### DATASET SECTION
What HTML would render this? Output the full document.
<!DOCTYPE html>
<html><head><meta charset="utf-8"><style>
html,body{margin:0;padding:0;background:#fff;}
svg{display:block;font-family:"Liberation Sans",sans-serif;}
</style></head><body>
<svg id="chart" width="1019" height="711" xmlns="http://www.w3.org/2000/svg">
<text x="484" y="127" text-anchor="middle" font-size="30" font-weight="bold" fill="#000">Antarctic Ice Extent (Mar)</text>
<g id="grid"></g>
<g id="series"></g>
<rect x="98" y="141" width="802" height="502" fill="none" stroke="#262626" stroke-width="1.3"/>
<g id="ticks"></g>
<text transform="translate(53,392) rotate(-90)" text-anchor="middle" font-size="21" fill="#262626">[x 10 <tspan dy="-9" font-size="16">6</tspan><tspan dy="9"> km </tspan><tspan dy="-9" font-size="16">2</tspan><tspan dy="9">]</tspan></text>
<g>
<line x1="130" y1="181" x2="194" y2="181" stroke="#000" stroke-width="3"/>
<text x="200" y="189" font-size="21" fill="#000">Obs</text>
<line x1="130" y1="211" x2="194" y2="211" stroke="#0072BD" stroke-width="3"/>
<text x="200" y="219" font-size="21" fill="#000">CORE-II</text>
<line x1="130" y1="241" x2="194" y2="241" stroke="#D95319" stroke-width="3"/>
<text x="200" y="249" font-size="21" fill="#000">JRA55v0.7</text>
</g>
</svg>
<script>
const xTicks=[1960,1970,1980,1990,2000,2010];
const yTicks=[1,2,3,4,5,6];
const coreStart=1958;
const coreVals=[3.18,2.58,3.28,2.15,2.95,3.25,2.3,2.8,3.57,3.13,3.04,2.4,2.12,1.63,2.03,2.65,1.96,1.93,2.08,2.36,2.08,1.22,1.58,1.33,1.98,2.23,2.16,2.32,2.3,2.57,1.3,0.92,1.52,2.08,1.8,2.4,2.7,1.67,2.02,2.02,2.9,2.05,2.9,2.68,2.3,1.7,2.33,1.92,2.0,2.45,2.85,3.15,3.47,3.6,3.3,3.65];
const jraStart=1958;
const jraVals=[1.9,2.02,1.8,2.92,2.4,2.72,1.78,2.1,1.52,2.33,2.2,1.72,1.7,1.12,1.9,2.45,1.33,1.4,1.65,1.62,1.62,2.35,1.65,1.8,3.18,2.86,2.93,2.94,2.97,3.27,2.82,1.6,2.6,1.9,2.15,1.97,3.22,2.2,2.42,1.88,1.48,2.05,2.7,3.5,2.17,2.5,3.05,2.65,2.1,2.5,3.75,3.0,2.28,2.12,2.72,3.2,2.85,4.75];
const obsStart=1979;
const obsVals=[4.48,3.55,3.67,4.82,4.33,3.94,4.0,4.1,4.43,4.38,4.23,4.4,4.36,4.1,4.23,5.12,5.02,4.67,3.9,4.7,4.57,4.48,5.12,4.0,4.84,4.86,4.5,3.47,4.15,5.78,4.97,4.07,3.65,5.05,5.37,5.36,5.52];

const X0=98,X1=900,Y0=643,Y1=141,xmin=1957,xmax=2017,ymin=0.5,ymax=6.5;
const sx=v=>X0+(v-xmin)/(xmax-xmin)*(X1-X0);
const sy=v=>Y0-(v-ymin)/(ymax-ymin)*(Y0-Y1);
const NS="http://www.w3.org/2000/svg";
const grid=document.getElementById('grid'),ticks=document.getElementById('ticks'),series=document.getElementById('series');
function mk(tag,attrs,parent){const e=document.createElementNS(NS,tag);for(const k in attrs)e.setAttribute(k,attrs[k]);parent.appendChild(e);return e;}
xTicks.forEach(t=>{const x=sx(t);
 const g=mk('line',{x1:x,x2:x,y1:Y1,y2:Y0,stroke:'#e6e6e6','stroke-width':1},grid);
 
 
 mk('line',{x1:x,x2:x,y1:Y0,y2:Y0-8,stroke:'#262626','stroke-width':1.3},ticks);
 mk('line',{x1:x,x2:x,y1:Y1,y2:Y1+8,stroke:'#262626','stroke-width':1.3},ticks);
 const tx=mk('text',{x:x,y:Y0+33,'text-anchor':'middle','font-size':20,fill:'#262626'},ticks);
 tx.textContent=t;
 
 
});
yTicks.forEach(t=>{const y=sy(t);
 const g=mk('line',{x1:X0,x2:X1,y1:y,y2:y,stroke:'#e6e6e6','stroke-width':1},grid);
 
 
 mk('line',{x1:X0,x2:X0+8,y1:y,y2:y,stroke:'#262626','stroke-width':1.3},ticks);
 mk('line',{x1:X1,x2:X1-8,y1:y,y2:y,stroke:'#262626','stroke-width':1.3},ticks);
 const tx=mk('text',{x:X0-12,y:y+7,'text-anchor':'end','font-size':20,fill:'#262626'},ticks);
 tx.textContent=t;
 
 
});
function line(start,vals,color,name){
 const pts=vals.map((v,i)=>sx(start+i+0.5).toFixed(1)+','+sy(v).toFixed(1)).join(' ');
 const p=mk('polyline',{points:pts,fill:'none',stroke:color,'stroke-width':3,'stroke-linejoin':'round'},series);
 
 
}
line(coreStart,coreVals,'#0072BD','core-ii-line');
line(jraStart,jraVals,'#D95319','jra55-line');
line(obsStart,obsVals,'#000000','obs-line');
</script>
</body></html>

### WHAT NEEDS TO BE DONE
Each line of the material should be echoed exactly.

### ANSWER TO THE TASK
What HTML would render this? Output the full document.
<!DOCTYPE html>
<html><head><meta charset="utf-8"><style>
html,body{margin:0;padding:0;background:#fff;}
svg{display:block;font-family:"Liberation Sans",sans-serif;}
</style></head><body>
<svg id="chart" width="1019" height="711" xmlns="http://www.w3.org/2000/svg">
<text x="484" y="127" text-anchor="middle" font-size="30" font-weight="bold" fill="#000">Antarctic Ice Extent (Mar)</text>
<g id="grid"></g>
<g id="series"></g>
<rect x="98" y="141" width="802" height="502" fill="none" stroke="#262626" stroke-width="1.3"/>
<g id="ticks"></g>
<text transform="translate(53,392) rotate(-90)" text-anchor="middle" font-size="21" fill="#262626">[x 10 <tspan dy="-9" font-size="16">6</tspan><tspan dy="9"> km </tspan><tspan dy="-9" font-size="16">2</tspan><tspan dy="9">]</tspan></text>
<g>
<line x1="130" y1="181" x2="194" y2="181" stroke="#000" stroke-width="3"/>
<text x="200" y="189" font-size="21" fill="#000">Obs</text>
<line x1="130" y1="211" x2="194" y2="211" stroke="#0072BD" stroke-width="3"/>
<text x="200" y="219" font-size="21" fill="#000">CORE-II</text>
<line x1="130" y1="241" x2="194" y2="241" stroke="#D95319" stroke-width="3"/>
<text x="200" y="249" font-size="21" fill="#000">JRA55v0.7</text>
</g>
</svg>
<script>
const xTicks=[1960,1970,1980,1990,2000,2010];
const yTicks=[1,2,3,4,5,6];
const coreStart=1958;
const coreVals=[3.18,2.58,3.28,2.15,2.95,3.25,2.3,2.8,3.57,3.13,3.04,2.4,2.12,1.63,2.03,2.65,1.96,1.93,2.08,2.36,2.08,1.22,1.58,1.33,1.98,2.23,2.16,2.32,2.3,2.57,1.3,0.92,1.52,2.08,1.8,2.4,2.7,1.67,2.02,2.02,2.9,2.05,2.9,2.68,2.3,1.7,2.33,1.92,2.0,2.45,2.85,3.15,3.47,3.6,3.3,3.65];
const jraStart=1958;
const jraVals=[1.9,2.02,1.8,2.92,2.4,2.72,1.78,2.1,1.52,2.33,2.2,1.72,1.7,1.12,1.9,2.45,1.33,1.4,1.65,1.62,1.62,2.35,1.65,1.8,3.18,2.86,2.93,2.94,2.97,3.27,2.82,1.6,2.6,1.9,2.15,1.97,3.22,2.2,2.42,1.88,1.48,2.05,2.7,3.5,2.17,2.5,3.05,2.65,2.1,2.5,3.75,3.0,2.28,2.12,2.72,3.2,2.85,4.75];
const obsStart=1979;
const obsVals=[4.48,3.55,3.67,4.82,4.33,3.94,4.0,4.1,4.43,4.38,4.23,4.4,4.36,4.1,4.23,5.12,5.02,4.67,3.9,4.7,4.57,4.48,5.12,4.0,4.84,4.86,4.5,3.47,4.15,5.78,4.97,4.07,3.65,5.05,5.37,5.36,5.52];

const X0=98,X1=900,Y0=643,Y1=141,xmin=1957,xmax=2017,ymin=0.5,ymax=6.5;
const sx=v=>X0+(v-xmin)/(xmax-xmin)*(X1-X0);
const sy=v=>Y0-(v-ymin)/(ymax-ymin)*(Y0-Y1);
const NS="http://www.w3.org/2000/svg";
const grid=document.getElementById('grid'),ticks=document.getElementById('ticks'),series=document.getElementById('series');
function mk(tag,attrs,parent){const e=document.createElementNS(NS,tag);for(const k in attrs)e.setAttribute(k,attrs[k]);parent.appendChild(e);return e;}
xTicks.forEach(t=>{const x=sx(t);
 const g=mk('line',{x1:x,x2:x,y1:Y1,y2:Y0,stroke:'#e6e6e6','stroke-width':1},grid);
 
 
 mk('line',{x1:x,x2:x,y1:Y0,y2:Y0-8,stroke:'#262626','stroke-width':1.3},ticks);
 mk('line',{x1:x,x2:x,y1:Y1,y2:Y1+8,stroke:'#262626','stroke-width':1.3},ticks);
 const tx=mk('text',{x:x,y:Y0+33,'text-anchor':'middle','font-size':20,fill:'#262626'},ticks);
 tx.textContent=t;
 
 
});
yTicks.forEach(t=>{const y=sy(t);
 const g=mk('line',{x1:X0,x2:X1,y1:y,y2:y,stroke:'#e6e6e6','stroke-width':1},grid);
 
 
 mk('line',{x1:X0,x2:X0+8,y1:y,y2:y,stroke:'#262626','stroke-width':1.3},ticks);
 mk('line',{x1:X1,x2:X1-8,y1:y,y2:y,stroke:'#262626','stroke-width':1.3},ticks);
 const tx=mk('text',{x:X0-12,y:y+7,'text-anchor':'end','font-size':20,fill:'#262626'},ticks);
 tx.textContent=t;
 
 
});
function line(start,vals,color,name){
 const pts=vals.map((v,i)=>sx(start+i+0.5).toFixed(1)+','+sy(v).toFixed(1)).join(' ');
 const p=mk('polyline',{points:pts,fill:'none',stroke:color,'stroke-width':3,'stroke-linejoin':'round'},series);
 
 
}
line(coreStart,coreVals,'#0072BD','core-ii-line');
line(jraStart,jraVals,'#D95319','jra55-line');
line(obsStart,obsVals,'#000000','obs-line');
</script>
</body></html>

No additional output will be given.